Written request: The data below should be printed in full, exactly, and without any of its images.
####################
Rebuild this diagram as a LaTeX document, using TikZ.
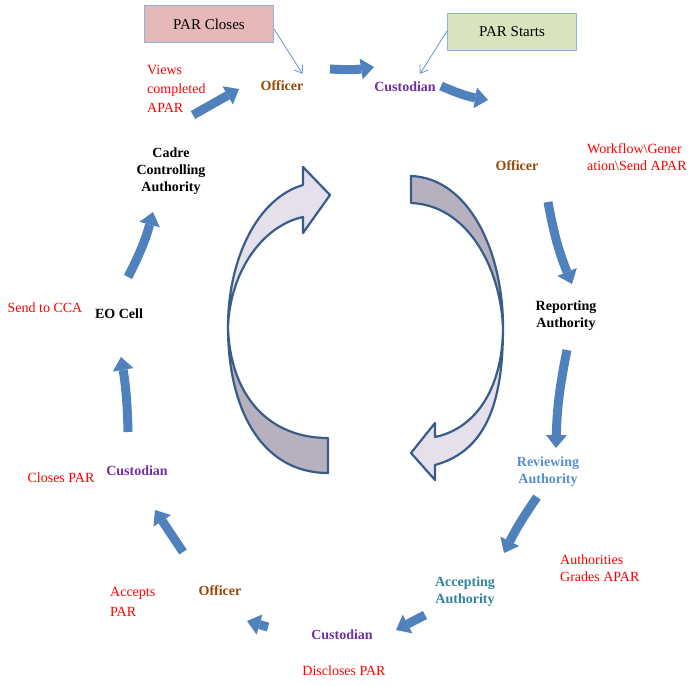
\documentclass[tikz,border=0pt]{standalone}
\usepackage{fontspec}
\setmainfont{Liberation Serif}
\usepackage{tikz}
\usetikzlibrary{arrows.meta}
\usepackage{xcolor}
\definecolor{flowblue}{RGB}{79,129,189}
\definecolor{ringline}{RGB}{56,93,138}
\definecolor{frontfill}{RGB}{229,224,236}
\definecolor{backfill}{RGB}{183,176,190}
\definecolor{offbrown}{RGB}{152,72,7}
\definecolor{cuspurple}{RGB}{112,48,160}
\definecolor{revblue}{RGB}{85,142,213}
\definecolor{accteal}{RGB}{49,133,156}
\definecolor{closefill}{RGB}{230,185,184}
\definecolor{startfill}{RGB}{215,228,189}
\definecolor{boxline}{RGB}{141,179,226}

\begin{document}
\begin{tikzpicture}[x=1pt,y=-1pt,line cap=butt,
  every node/.style={font=\fontsize{14}{17}\selectfont,inner sep=1pt},
  role/.style={font=\fontsize{14}{17}\selectfont\bfseries,align=center},
  note/.style={text=red,align=left},
  parbox/.style={draw=boxline,line width=1pt,minimum width=129pt,minimum height=37pt,font=\fontsize{15}{18}\selectfont},
  flow/.style={draw=flowblue,line width=9pt,-{Triangle[width=21pt,length=13pt,line width=0pt]}},
  callout/.style={draw=flowblue!85,line width=0.8pt,-{Straight Barb[length=7pt,width=10pt]}},
  ring/.style={draw=ringline,line width=2.2pt,line join=round}]
\useasboundingbox (0,0) rectangle (693,685);
% two boxes at the top
\node[parbox,fill=closefill] (closes) at (209,24) {PAR Closes};
\node[parbox,fill=startfill] (starts) at (512,32) {PAR Starts};
% stations round the cycle
\node[role,text=offbrown] (off1) at (282,86) {Officer};
\node[role,text=cuspurple] (cus1) at (405,87) {Custodian};
\node[role,text=offbrown] (off2) at (517,166) {Officer};
\node[role] (rep) at (566,316) {Reporting\\Authority};
\node[role,text=revblue] (rev) at (548,472) {Reviewing\\Authority};
\node[role,text=accteal] (acc) at (465,592) {Accepting\\Authority};
\node[role,text=cuspurple] (cus2) at (342,635) {Custodian};
\node[role,text=offbrown] (off3) at (220,591) {Officer};
\node[role,text=cuspurple] (cus3) at (137,471) {Custodian};
\node[role] (eo) at (119,314) {EO Cell};
\node[role] (cca) at (171,171) {Cadre\\Controlling\\Authority};
% what happens at each step
\node[note,anchor=west,font=\fontsize{14}{19}\selectfont] (views) at (146,89) {Views\\completed\\APAR};
\node[note,anchor=west] (wflow) at (586,157) {Workflow\textbackslash Gener\\ation\textbackslash Send APAR};
\node[note,anchor=west] (grades) at (559,568) {Authorities\\Grades APAR};
\node[note] (discl) at (344,671) {Discloses PAR};
\node[note,anchor=west,font=\fontsize{14}{20}\selectfont] (accepts) at (109,602) {Accepts\\PAR};
\node[note] (closep) at (61,478) {Closes PAR};
\node[note] (send) at (45,308) {Send to CCA};
% callouts
\draw[callout] ([yshift=-5pt]closes.east) -- ([xshift=-2pt,yshift=6pt]off1.north east);
\draw[callout] ([yshift=1pt]starts.west) -- ([xshift=15pt,yshift=7pt]cus1.north);
% end points of the block arrows
\coordinate (a1) at (193,115); \coordinate (b1) at (239,89);
\coordinate (a2) at (330,69);  \coordinate (b2) at (374,67);
\coordinate (a3) at (441,86);  \coordinate (b3) at (488,100);
\coordinate (a4) at (548,202); \coordinate (b4) at (572,284);
\coordinate (a5) at (567,350); \coordinate (b5) at (556,448);
\coordinate (a6) at (537,497); \coordinate (b6) at (504,553);
\coordinate (a7) at (425,615); \coordinate (b7) at (396,630);
\coordinate (a8) at (268,627); \coordinate (b8) at (247,621);
\coordinate (a9) at (183,552); \coordinate (b9) at (155,510);
\coordinate (a10) at (128,432); \coordinate (b10) at (121,357);
\coordinate (a11) at (128,277); \coordinate (b11) at (153,212);
\draw[flow] (a1) -- (b1);
\draw[flow] (a2) to[bend right=6] (b2);
\draw[flow] (a3) to[bend right=7] (b3);
\draw[flow] (a4) to[bend right=6] (b4);
\draw[flow] (a5) to[bend right=5] (b5);
\draw[flow] (a6) to[bend right=4] (b6);
\draw[flow] (a7) -- (b7);
\draw[flow] (a8) -- (b8);
\draw[flow] (a9) -- (b9);
\draw[flow] (a10) to[bend right=4] (b10);
\draw[flow] (a11) to[bend right=6] (b11);
% the two big curved arrows in the middle
\filldraw[ring,fill=backfill] (228,327) .. controls (230,395) and (268,438) .. (328,438)
  -- (328,473) .. controls (262,473) and (228,410) .. (228,327) -- cycle;
\filldraw[ring,fill=frontfill] (303,185) .. controls (258,198) and (228,258) .. (228,327)
  .. controls (230,272) and (262,226) .. (303,217) -- (303,233) -- (330,195) -- (303,167) -- cycle;
\filldraw[ring,fill=backfill] (411,176) .. controls (468,178) and (503,250) .. (503,327)
  .. controls (500,265) and (466,205) .. (411,203) -- cycle;
\filldraw[ring,fill=frontfill] (503,327) .. controls (503,385) and (478,428) .. (435,437)
  -- (435,423) -- (411,453) -- (435,480) -- (435,465) .. controls (490,450) and (503,395) .. (503,327) -- cycle;
\end{tikzpicture}
\end{document}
####################
Task result:
Rebuild this diagram as a LaTeX document, using TikZ.
\documentclass[tikz,border=0pt]{standalone}
\usepackage{fontspec}
\setmainfont{Liberation Serif}
\usepackage{tikz}
\usetikzlibrary{arrows.meta}
\usepackage{xcolor}
\definecolor{flowblue}{RGB}{79,129,189}
\definecolor{ringline}{RGB}{56,93,138}
\definecolor{frontfill}{RGB}{229,224,236}
\definecolor{backfill}{RGB}{183,176,190}
\definecolor{offbrown}{RGB}{152,72,7}
\definecolor{cuspurple}{RGB}{112,48,160}
\definecolor{revblue}{RGB}{85,142,213}
\definecolor{accteal}{RGB}{49,133,156}
\definecolor{closefill}{RGB}{230,185,184}
\definecolor{startfill}{RGB}{215,228,189}
\definecolor{boxline}{RGB}{141,179,226}

\begin{document}
\begin{tikzpicture}[x=1pt,y=-1pt,line cap=butt,
  every node/.style={font=\fontsize{14}{17}\selectfont,inner sep=1pt},
  role/.style={font=\fontsize{14}{17}\selectfont\bfseries,align=center},
  note/.style={text=red,align=left},
  parbox/.style={draw=boxline,line width=1pt,minimum width=129pt,minimum height=37pt,font=\fontsize{15}{18}\selectfont},
  flow/.style={draw=flowblue,line width=9pt,-{Triangle[width=21pt,length=13pt,line width=0pt]}},
  callout/.style={draw=flowblue!85,line width=0.8pt,-{Straight Barb[length=7pt,width=10pt]}},
  ring/.style={draw=ringline,line width=2.2pt,line join=round}]
\useasboundingbox (0,0) rectangle (693,685);
% two boxes at the top
\node[parbox,fill=closefill] (closes) at (209,24) {PAR Closes};
\node[parbox,fill=startfill] (starts) at (512,32) {PAR Starts};
% stations round the cycle
\node[role,text=offbrown] (off1) at (282,86) {Officer};
\node[role,text=cuspurple] (cus1) at (405,87) {Custodian};
\node[role,text=offbrown] (off2) at (517,166) {Officer};
\node[role] (rep) at (566,316) {Reporting\\Authority};
\node[role,text=revblue] (rev) at (548,472) {Reviewing\\Authority};
\node[role,text=accteal] (acc) at (465,592) {Accepting\\Authority};
\node[role,text=cuspurple] (cus2) at (342,635) {Custodian};
\node[role,text=offbrown] (off3) at (220,591) {Officer};
\node[role,text=cuspurple] (cus3) at (137,471) {Custodian};
\node[role] (eo) at (119,314) {EO Cell};
\node[role] (cca) at (171,171) {Cadre\\Controlling\\Authority};
% what happens at each step
\node[note,anchor=west,font=\fontsize{14}{19}\selectfont] (views) at (146,89) {Views\\completed\\APAR};
\node[note,anchor=west] (wflow) at (586,157) {Workflow\textbackslash Gener\\ation\textbackslash Send APAR};
\node[note,anchor=west] (grades) at (559,568) {Authorities\\Grades APAR};
\node[note] (discl) at (344,671) {Discloses PAR};
\node[note,anchor=west,font=\fontsize{14}{20}\selectfont] (accepts) at (109,602) {Accepts\\PAR};
\node[note] (closep) at (61,478) {Closes PAR};
\node[note] (send) at (45,308) {Send to CCA};
% callouts
\draw[callout] ([yshift=-5pt]closes.east) -- ([xshift=-2pt,yshift=6pt]off1.north east);
\draw[callout] ([yshift=1pt]starts.west) -- ([xshift=15pt,yshift=7pt]cus1.north);
% end points of the block arrows
\coordinate (a1) at (193,115); \coordinate (b1) at (239,89);
\coordinate (a2) at (330,69);  \coordinate (b2) at (374,67);
\coordinate (a3) at (441,86);  \coordinate (b3) at (488,100);
\coordinate (a4) at (548,202); \coordinate (b4) at (572,284);
\coordinate (a5) at (567,350); \coordinate (b5) at (556,448);
\coordinate (a6) at (537,497); \coordinate (b6) at (504,553);
\coordinate (a7) at (425,615); \coordinate (b7) at (396,630);
\coordinate (a8) at (268,627); \coordinate (b8) at (247,621);
\coordinate (a9) at (183,552); \coordinate (b9) at (155,510);
\coordinate (a10) at (128,432); \coordinate (b10) at (121,357);
\coordinate (a11) at (128,277); \coordinate (b11) at (153,212);
\draw[flow] (a1) -- (b1);
\draw[flow] (a2) to[bend right=6] (b2);
\draw[flow] (a3) to[bend right=7] (b3);
\draw[flow] (a4) to[bend right=6] (b4);
\draw[flow] (a5) to[bend right=5] (b5);
\draw[flow] (a6) to[bend right=4] (b6);
\draw[flow] (a7) -- (b7);
\draw[flow] (a8) -- (b8);
\draw[flow] (a9) -- (b9);
\draw[flow] (a10) to[bend right=4] (b10);
\draw[flow] (a11) to[bend right=6] (b11);
% the two big curved arrows in the middle
\filldraw[ring,fill=backfill] (228,327) .. controls (230,395) and (268,438) .. (328,438)
  -- (328,473) .. controls (262,473) and (228,410) .. (228,327) -- cycle;
\filldraw[ring,fill=frontfill] (303,185) .. controls (258,198) and (228,258) .. (228,327)
  .. controls (230,272) and (262,226) .. (303,217) -- (303,233) -- (330,195) -- (303,167) -- cycle;
\filldraw[ring,fill=backfill] (411,176) .. controls (468,178) and (503,250) .. (503,327)
  .. controls (500,265) and (466,205) .. (411,203) -- cycle;
\filldraw[ring,fill=frontfill] (503,327) .. controls (503,385) and (478,428) .. (435,437)
  -- (435,423) -- (411,453) -- (435,480) -- (435,465) .. controls (490,450) and (503,395) .. (503,327) -- cycle;
\end{tikzpicture}
\end{document}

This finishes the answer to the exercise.